TASK INSTRUCTIONS » Set down the material exactly as given, please, from its first line through the line that includes "a_minor_ticks = [1, 3, 5, 7, 9, 11, 13, 15]".

DATA EXTRACT »
#####

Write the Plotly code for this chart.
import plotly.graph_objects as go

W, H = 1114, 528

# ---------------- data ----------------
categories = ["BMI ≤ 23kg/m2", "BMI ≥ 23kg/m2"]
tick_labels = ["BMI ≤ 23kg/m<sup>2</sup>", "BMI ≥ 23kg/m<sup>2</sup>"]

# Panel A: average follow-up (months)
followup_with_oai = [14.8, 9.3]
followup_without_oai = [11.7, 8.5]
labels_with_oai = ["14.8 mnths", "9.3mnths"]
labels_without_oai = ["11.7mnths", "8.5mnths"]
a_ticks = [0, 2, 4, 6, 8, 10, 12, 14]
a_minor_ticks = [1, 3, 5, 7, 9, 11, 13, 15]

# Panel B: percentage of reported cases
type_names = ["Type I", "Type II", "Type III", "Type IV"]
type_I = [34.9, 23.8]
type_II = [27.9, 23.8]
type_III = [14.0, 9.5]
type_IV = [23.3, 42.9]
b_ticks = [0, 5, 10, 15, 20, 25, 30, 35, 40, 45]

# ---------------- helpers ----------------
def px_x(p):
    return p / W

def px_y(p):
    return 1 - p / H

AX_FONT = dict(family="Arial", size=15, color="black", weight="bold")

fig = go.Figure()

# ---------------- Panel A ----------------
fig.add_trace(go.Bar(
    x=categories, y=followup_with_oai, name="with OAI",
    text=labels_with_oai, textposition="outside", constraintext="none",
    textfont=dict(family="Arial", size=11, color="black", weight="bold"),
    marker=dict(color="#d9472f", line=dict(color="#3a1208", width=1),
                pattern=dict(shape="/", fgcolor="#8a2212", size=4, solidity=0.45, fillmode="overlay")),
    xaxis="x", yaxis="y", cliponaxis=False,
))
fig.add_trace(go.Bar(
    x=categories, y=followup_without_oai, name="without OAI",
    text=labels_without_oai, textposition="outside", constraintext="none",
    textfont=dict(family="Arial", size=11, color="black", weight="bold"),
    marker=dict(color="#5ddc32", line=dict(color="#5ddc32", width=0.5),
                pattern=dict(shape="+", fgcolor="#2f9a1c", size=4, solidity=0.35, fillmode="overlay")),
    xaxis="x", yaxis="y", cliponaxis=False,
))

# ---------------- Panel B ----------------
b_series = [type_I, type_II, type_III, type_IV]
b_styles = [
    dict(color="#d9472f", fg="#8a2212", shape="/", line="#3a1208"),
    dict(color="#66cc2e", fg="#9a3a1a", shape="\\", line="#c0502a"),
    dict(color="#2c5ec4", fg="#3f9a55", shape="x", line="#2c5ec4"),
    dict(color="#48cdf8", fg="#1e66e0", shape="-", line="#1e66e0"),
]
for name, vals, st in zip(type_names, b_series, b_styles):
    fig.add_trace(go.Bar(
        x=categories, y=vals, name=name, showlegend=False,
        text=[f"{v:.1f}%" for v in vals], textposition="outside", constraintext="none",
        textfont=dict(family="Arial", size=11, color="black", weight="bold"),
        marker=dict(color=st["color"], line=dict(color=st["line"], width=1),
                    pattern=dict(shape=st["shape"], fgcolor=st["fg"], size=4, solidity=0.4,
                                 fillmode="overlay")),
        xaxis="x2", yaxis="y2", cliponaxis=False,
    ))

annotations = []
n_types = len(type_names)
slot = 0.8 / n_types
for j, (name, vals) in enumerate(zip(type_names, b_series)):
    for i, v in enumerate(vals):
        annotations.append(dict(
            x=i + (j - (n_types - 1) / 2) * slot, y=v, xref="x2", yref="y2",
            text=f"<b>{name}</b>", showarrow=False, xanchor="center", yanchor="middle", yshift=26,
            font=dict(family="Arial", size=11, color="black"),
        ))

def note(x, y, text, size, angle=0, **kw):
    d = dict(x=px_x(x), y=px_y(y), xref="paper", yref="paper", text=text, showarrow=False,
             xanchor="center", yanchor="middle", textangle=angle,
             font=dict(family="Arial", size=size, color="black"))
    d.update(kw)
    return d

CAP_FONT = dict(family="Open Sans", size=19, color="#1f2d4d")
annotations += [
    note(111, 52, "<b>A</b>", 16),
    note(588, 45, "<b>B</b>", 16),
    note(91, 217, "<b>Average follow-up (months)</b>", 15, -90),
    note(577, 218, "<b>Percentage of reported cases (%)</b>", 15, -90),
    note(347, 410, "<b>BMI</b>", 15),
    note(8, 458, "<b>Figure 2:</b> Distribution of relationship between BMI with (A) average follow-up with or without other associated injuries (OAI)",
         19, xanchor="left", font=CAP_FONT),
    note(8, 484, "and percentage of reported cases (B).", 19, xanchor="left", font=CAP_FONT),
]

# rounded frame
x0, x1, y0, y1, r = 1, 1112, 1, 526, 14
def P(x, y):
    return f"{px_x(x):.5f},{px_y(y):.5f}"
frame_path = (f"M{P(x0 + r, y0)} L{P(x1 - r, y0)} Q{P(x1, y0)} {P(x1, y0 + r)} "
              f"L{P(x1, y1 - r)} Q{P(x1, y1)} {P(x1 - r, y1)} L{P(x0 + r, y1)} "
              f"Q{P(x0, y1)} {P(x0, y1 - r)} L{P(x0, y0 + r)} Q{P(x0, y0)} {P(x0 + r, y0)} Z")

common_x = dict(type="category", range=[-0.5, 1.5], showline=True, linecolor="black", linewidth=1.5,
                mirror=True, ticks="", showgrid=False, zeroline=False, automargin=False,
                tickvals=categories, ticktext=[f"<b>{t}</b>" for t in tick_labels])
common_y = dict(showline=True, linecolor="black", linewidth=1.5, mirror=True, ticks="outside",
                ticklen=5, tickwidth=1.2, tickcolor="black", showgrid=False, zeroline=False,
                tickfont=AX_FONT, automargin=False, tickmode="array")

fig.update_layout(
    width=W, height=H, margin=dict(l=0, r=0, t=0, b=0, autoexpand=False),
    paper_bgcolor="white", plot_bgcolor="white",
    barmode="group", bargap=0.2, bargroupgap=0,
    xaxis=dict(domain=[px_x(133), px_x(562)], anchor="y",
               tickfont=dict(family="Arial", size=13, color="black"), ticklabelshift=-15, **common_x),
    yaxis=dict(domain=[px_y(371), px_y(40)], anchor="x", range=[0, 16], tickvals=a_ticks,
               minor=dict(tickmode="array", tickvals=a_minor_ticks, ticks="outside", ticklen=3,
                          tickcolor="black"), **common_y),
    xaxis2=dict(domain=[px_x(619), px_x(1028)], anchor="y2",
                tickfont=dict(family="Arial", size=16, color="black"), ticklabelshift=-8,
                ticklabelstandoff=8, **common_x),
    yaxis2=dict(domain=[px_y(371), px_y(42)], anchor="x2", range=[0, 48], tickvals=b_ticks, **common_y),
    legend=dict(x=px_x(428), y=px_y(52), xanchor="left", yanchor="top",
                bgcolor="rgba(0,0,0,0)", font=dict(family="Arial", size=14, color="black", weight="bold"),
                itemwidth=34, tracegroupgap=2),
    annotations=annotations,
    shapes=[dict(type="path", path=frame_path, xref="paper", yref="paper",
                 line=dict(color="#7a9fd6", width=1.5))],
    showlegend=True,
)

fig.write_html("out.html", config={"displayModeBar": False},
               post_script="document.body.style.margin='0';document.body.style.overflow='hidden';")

#####

ANSWER »
Write the Plotly code for this chart.
import plotly.graph_objects as go

W, H = 1114, 528

# ---------------- data ----------------
categories = ["BMI ≤ 23kg/m2", "BMI ≥ 23kg/m2"]
tick_labels = ["BMI ≤ 23kg/m<sup>2</sup>", "BMI ≥ 23kg/m<sup>2</sup>"]

# Panel A: average follow-up (months)
followup_with_oai = [14.8, 9.3]
followup_without_oai = [11.7, 8.5]
labels_with_oai = ["14.8 mnths", "9.3mnths"]
labels_without_oai = ["11.7mnths", "8.5mnths"]
a_ticks = [0, 2, 4, 6, 8, 10, 12, 14]
a_minor_ticks = [1, 3, 5, 7, 9, 11, 13, 15]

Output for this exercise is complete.